The business case for contactless payments

 

Following global trends away from cash and chip cards, industry professionals say U.S. banks have an opportunity to benefit from contactless payments.

By Colleen Morrison

Picture this: You walk into a store, grab a few items, bag them up and are on your way. There’s no need for a cashier or wallet. The store simply knows to charge you based on an identifier in its app on your phone. This sounds like a scene from a futuristic blockbuster, but it’s the reality with Amazon Go, Amazon’s new brick-and-mortar stores in Seattle and Chicago.

This retail evolution sends a clear signal: Contactless payments have arrived.

Defined as a payment that doesn’t require a physical swipe or insertion of a card at the point of sale (POS), contactless payments fall into two categories: contactless cards and digital wallets. With a contactless card, the bank supports the purchase via physical plastic, but this type of card offers a solution that doesn’t need a swipe or a dip. In a digital wallet, the mobile device houses the customer’s payment method of choice to facilitate “scan-and-go” functionality.

“It helps consumers get used to the fact that their card can be used contactless‚ and hopefully‚ it’s a bridge to mobile adoption.”
—Robert Jarosinski, Bankers’ Bank

“A contactless card is a gateway technology,” says Robert Jarosinski, first vice president of bank cards and payments at $700 million-asset Bankers’ Bank in Madison, Wis. “It helps consumers get used to the fact that their card can be used contactless, and hopefully, it’s a bridge to mobile adoption.”

Contactless cards simplify the payment experience for the consumer as a tool in a bank’s digital strategy. Each bank will determine how a contactless card complements a broader wallet approach, supporting “top-of-wallet” goals.

“Contactless is a stepping stone into a digital interaction, and it’s changing the way you interact with the POS,” says Bob Legters, chief product officer of payments and banking product lines at FIS.

Dipping into bank strategy

Contactless hasn’t caught fire in the U.S., but globally, these payments are soaring. And, as seen abroad, with increases in usage comes revenue.

“Contactless cards are an opportunity for growth and acquisition,” says Tina Giorgio, president and CEO of ICBA Bancard. “Research from the U.K. and Australia indicates banks see up to a 30 percent increase in transaction volume. That’s a lot of revenue opportunity.”

As banks seek to deploy contactless cards, they recognize a need for customer education. However, most contactless cards can also function traditionally, so a customer could dip or swipe the card and still make the payment. But the customer would soon realize the card’s full potential and take advantage of its contactless functionality thereafter.

Quick stat

95%

of new terminals shipped in the U.S. are capable of contactless transactions

“It’ll be a fun learning experience,” Jarosinski says. “At the very least, they can transact the way they’ve always transacted, but what we hope will happen is that they start loving it.”

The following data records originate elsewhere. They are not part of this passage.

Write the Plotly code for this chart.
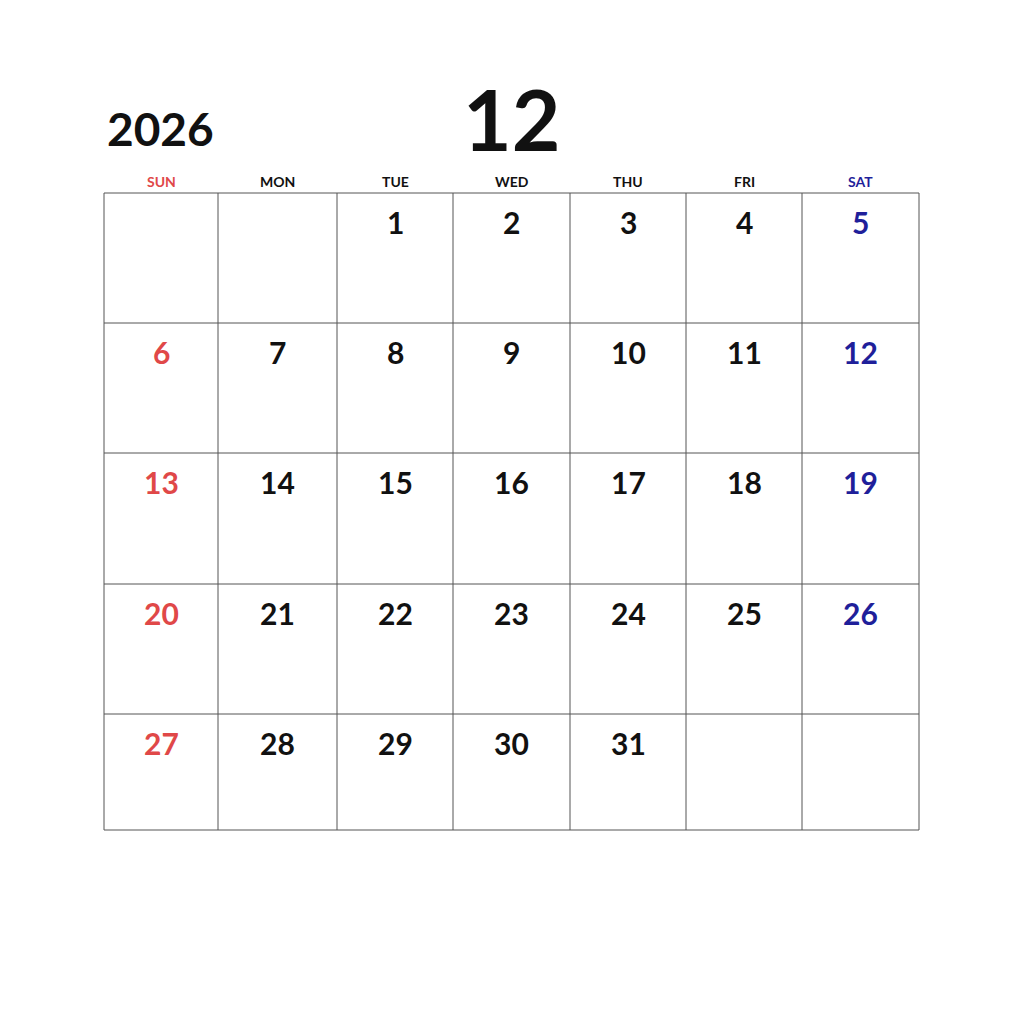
import plotly.graph_objects as go

year = "2026"
month = "12"
weekdays = ["SUN", "MON", "TUE", "WED", "THU", "FRI", "SAT"]
first_weekday = 2  # Tuesday
num_days = 31

col_edges = [104, 218, 337, 453, 570, 686, 802, 919]
row_edges = [193, 323, 453, 584, 714, 830]
RED = "#e04848"
BLUE = "#1f1f9a"
BLACK = "#111111"

def color(c):
    return RED if c == 0 else (BLUE if c == 6 else BLACK)

fig = go.Figure()
shapes = []
for x in col_edges:
    shapes.append(dict(type="line", x0=x, x1=x, y0=row_edges[0], y1=row_edges[-1],
                       line=dict(color="#555", width=1)))
for y in row_edges:
    shapes.append(dict(type="line", x0=col_edges[0], x1=col_edges[-1], y0=y, y1=y,
                       line=dict(color="#555", width=1)))

ann = []
FONT = "Lato"
for c, w in enumerate(weekdays):
    xc = (col_edges[c] + col_edges[c + 1]) / 2
    ann.append(dict(x=xc, y=181, text=f"<b>{w}</b>", showarrow=False,
                    font=dict(family=FONT, size=14, color=color(c))))
for d in range(1, num_days + 1):
    idx = first_weekday + d - 1
    r, c = divmod(idx, 7)
    xc = (col_edges[c] + col_edges[c + 1]) / 2
    ann.append(dict(x=xc, y=row_edges[r] + 29, text=f"<b>{d}</b>", showarrow=False,
                    font=dict(family=FONT, size=30, color=color(c))))
ann.append(dict(x=160, y=128, text=f"<b>{year}</b>", showarrow=False,
                font=dict(family=FONT, size=46, color=BLACK)))
ann.append(dict(x=511, y=118, text=f"<b>{month}</b>", showarrow=False,
                font=dict(family=FONT, size=84, color=BLACK)))

fig.update_layout(width=1024, height=1024, margin=dict(l=0, r=0, t=0, b=0),
                  paper_bgcolor="white", plot_bgcolor="white",
                  shapes=shapes, annotations=ann, showlegend=False,
                  xaxis=dict(range=[8, 1032], visible=False, fixedrange=True),
                  yaxis=dict(range=[1032, 8], visible=False, fixedrange=True))
fig.write_html("out.html", config={"displayModeBar": False})
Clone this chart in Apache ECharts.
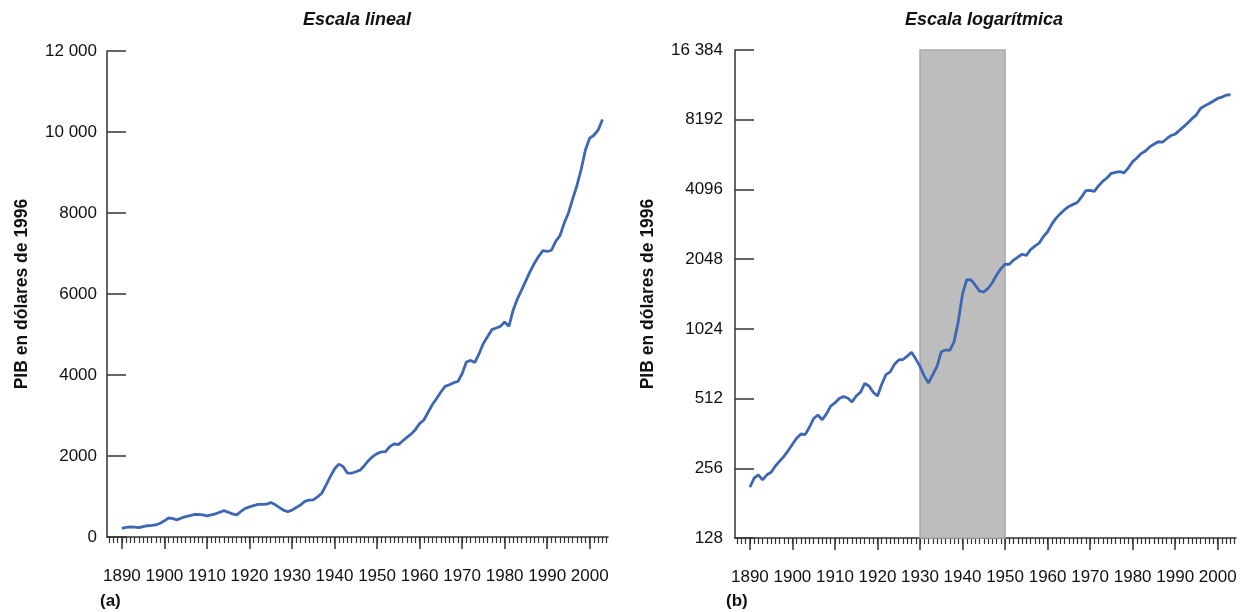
<!DOCTYPE html>
<html><head><meta charset="utf-8">
<script src="https://cdn.jsdelivr.net/npm/echarts@6/dist/echarts.min.js"></script>
<style>html,body{margin:0;padding:0;background:#fff}#c{width:1252px;height:612px}</style>
</head><body><div id="c"></div>
<script>
// ---------- data ----------
const firstYear = 1890;
const lastYear = 2003;
// PIB (panel a, escala lineal), one value per year 1890..2003
const gdpLinear = [
 215,240,252,245,232,258,278,285,298,340,
 400,470,455,425,470,505,530,555,560,545,
 522,545,570,610,650,610,570,545,630,705,
 745,775,805,808,810,850,800,730,665,625,
 665,730,790,880,912,915,990,1080,1280,1490,
 1680,1800,1740,1580,1575,1610,1650,1760,1890,1990,
 2060,2100,2110,2230,2300,2280,2370,2460,2540,2650,
 2800,2890,3080,3270,3420,3580,3720,3760,3810,3840,
 4030,4320,4360,4310,4530,4780,4950,5120,5160,5200,
 5310,5200,5600,5880,6100,6330,6560,6760,6930,7070,
 7050,7080,7300,7440,7750,8000,8350,8680,9080,9560,
 9850,9920,10050,10310
];
// PIB (panel b, escala logarítmica), one value per year 1890..2003
const gdpLog = [
 212,232,240,228,240,246,262,275,288,305,
 325,345,360,358,385,420,435,415,440,475,
 490,512,522,515,495,525,545,595,580,545,
 525,590,650,668,720,752,755,780,811,760,
 705,640,598,650,705,815,830,826,900,1100,
 1450,1670,1665,1580,1490,1480,1530,1620,1750,1860,
 1950,1945,2030,2090,2150,2125,2250,2330,2400,2560,
 2690,2900,3080,3220,3350,3460,3530,3600,3800,4050,
 4060,4020,4250,4450,4600,4810,4850,4890,4830,5080,
 5400,5600,5850,6000,6250,6420,6580,6550,6780,7000,
 7100,7370,7650,7950,8300,8600,9180,9420,9620,9870,
 10120,10250,10470,10500
];
const decadeLabels = [1890,1900,1910,1920,1930,1940,1950,1960,1970,1980,1990,2000];
const linearTickLabels = ['0','2000','4000','6000','8000','10 000','12 000'];
const logTickLabels = ['128','256','512','1024','2048','4096','8192','16 384'];
const shadedPeriod = [1930, 1950];
const titles = ['Escala lineal', 'Escala logarítmica'];
const panelTags = ['(a)', '(b)'];
const yName = 'PIB en dólares de 1996';

// ---------- build ----------
const years = [];
for (let y = firstYear; y <= lastYear; y++) years.push(y);
const minorTicks = [];
for (let y = 1887; y <= 2004; y++) minorTicks.push(y);
const linData = years.map((y, i) => [y, gdpLinear[i]]);
const logData = years.map((y, i) => [y, gdpLog[i]]);

const FONT = "'Liberation Sans', Arial, Helvetica, sans-serif";
const AX = '#333333';
const XMIN = 1886.5, XMAX = 2004.3;

const grids = [
  {left: 107, top: 51, width: 501, height: 486},
  {left: 735, top: 50, width: 501, height: 488}
];

function majorX(gi) {
  return {
    type: 'value', gridIndex: gi, min: XMIN, max: XMAX,
    axisLine: {show: true, lineStyle: {color: AX, width: 1.5}},
    axisTick: {show: true, length: 12, inside: false, customValues: decadeLabels, lineStyle: {color: AX, width: 1.5}},
    axisLabel: {show: true, customValues: decadeLabels, margin: 31, fontSize: 17, color: '#111', fontFamily: FONT,
      formatter: v => String(Math.round(v))},
    splitLine: {show: false}
  };
}
function minorX(gi) {
  return {
    type: 'value', gridIndex: gi, min: XMIN, max: XMAX, position: 'bottom',
    axisLine: {show: false},
    axisTick: {show: true, length: 6, inside: false, customValues: minorTicks, lineStyle: {color: AX, width: 1.2}},
    axisLabel: {show: false},
    splitLine: {show: false}
  };
}

const option = {
  animation: false,
  backgroundColor: '#fff',
  grid: grids,
  xAxis: [majorX(0), minorX(0), majorX(1), minorX(1)],
  yAxis: [
    {
      type: 'value', gridIndex: 0, min: 0, max: 12000, interval: 2000,
      name: yName, nameLocation: 'middle', nameRotate: 90, nameGap: 76,
      nameTextStyle: {fontSize: 17.5, fontWeight: 'bold', color: '#111', fontFamily: FONT},
      axisLine: {show: true, lineStyle: {color: AX, width: 1.5}},
      axisTick: {show: true, inside: true, length: 19, lineStyle: {color: AX, width: 1.5}},
      axisLabel: {margin: 10, fontSize: 17, color: '#111', fontFamily: FONT,
        formatter: v => linearTickLabels[Math.round(v / 2000)]},
      splitLine: {show: false}
    },
    {
      type: 'log', logBase: 2, gridIndex: 1, min: 128, max: 16384, interval: 1,
      name: yName, nameLocation: 'middle', nameRotate: 90, nameGap: 78,
      nameTextStyle: {fontSize: 17.5, fontWeight: 'bold', color: '#111', fontFamily: FONT},
      axisLine: {show: true, lineStyle: {color: AX, width: 1.5}},
      axisTick: {show: true, inside: true, length: 19, lineStyle: {color: AX, width: 1.5}},
      axisLabel: {margin: 12, fontSize: 17, color: '#111', fontFamily: FONT,
        formatter: v => logTickLabels[Math.round(Math.log2(v)) - 7]},
      splitLine: {show: false},
      minorTick: {show: false}
    }
  ],
  series: [
    {
      type: 'line', xAxisIndex: 0, yAxisIndex: 0, data: linData,
      showSymbol: false, lineStyle: {color: '#3d66b3', width: 2.8}, z: 5
    },
    {
      type: 'line', xAxisIndex: 2, yAxisIndex: 1, data: logData,
      showSymbol: false, lineStyle: {color: '#3d66b3', width: 2.8}, z: 5,
      markArea: {
        silent: true,
        itemStyle: {color: '#bdbdbd', borderColor: '#a9a9a9', borderWidth: 1.5},
        data: [[{xAxis: shadedPeriod[0]}, {xAxis: shadedPeriod[1]}]]
      }
    }
  ],
  graphic: [
    {type: 'text', x: 357, y: 20, style: {text: titles[0], font: "italic bold 18px " + FONT, fill: '#111', textAlign: 'center', textVerticalAlign: 'middle'}},
    {type: 'text', x: 984, y: 20, style: {text: titles[1], font: "italic bold 18px " + FONT, fill: '#111', textAlign: 'center', textVerticalAlign: 'middle'}},
    {type: 'text', x: 100, y: 601, style: {text: panelTags[0], font: "bold 17px " + FONT, fill: '#111', textAlign: 'left', textVerticalAlign: 'middle'}},
    {type: 'text', x: 726, y: 601, style: {text: panelTags[1], font: "bold 17px " + FONT, fill: '#111', textAlign: 'left', textVerticalAlign: 'middle'}}
  ]
};

const chart = echarts.init(document.getElementById('c'), null, {renderer: 'canvas'});
chart.setOption(option);
</script>
</body></html>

Yet, not all banks see contactless cards as a transitional component of a digital strategy. Take Axiom Bank, a $600 million-asset institution headquartered in Maitland, Fla. It works to drive adoption of its AxiomGO app by brokering relationships with major players like Apple Pay, Samsung Pay and Google Pay to become the customer’s preferred digital wallet.

“We found most consumers, as far as contactless payments go, just prefer doing it on their phone,” says Pete Longo, Axiom Bank’s vice president of digital banking. “A lot of them don’t want to take a card out of their purse or wallet, and it’s less expensive on the institution.”

Time to make a move

Whichever way a community bank’s strategy goes, contactless payments should play a key role. And with the first EMV chip cards expiring, if cards are in the cards for your bank, the time may be right to make the switch.

“I would tell any banker that now is the time to begin to deploy contactless cards,” Giorgio says. “The first-generation EMV chips began expiring in 2018, and if you are going to certify a new EMV card, you might as well deploy contactless at the same time. Many of the large banks are doing the same.”

Contactless terminals are also more prevalent. Seventy percent of POS terminals in the U.S. are contactless-enabled now, and about 50 percent of card transactions are occurring at those terminals. In addition, more than 95 percent of new terminals shipped are contactless-enabled.

Once a bank decides to offer a contactless card, it can go live in as little as four to six weeks, with the longest implementation at about six months, depending on its customization. The bank just needs to say “go.”

“If a bank asks itself the question, ‘Is contactless going to be important to my consumers?’ the answer is going to be yes,” Legters says. “Not starting now puts you behind the pack and makes it hard to compete.”


Colleen Morrison is a writer in Virginia.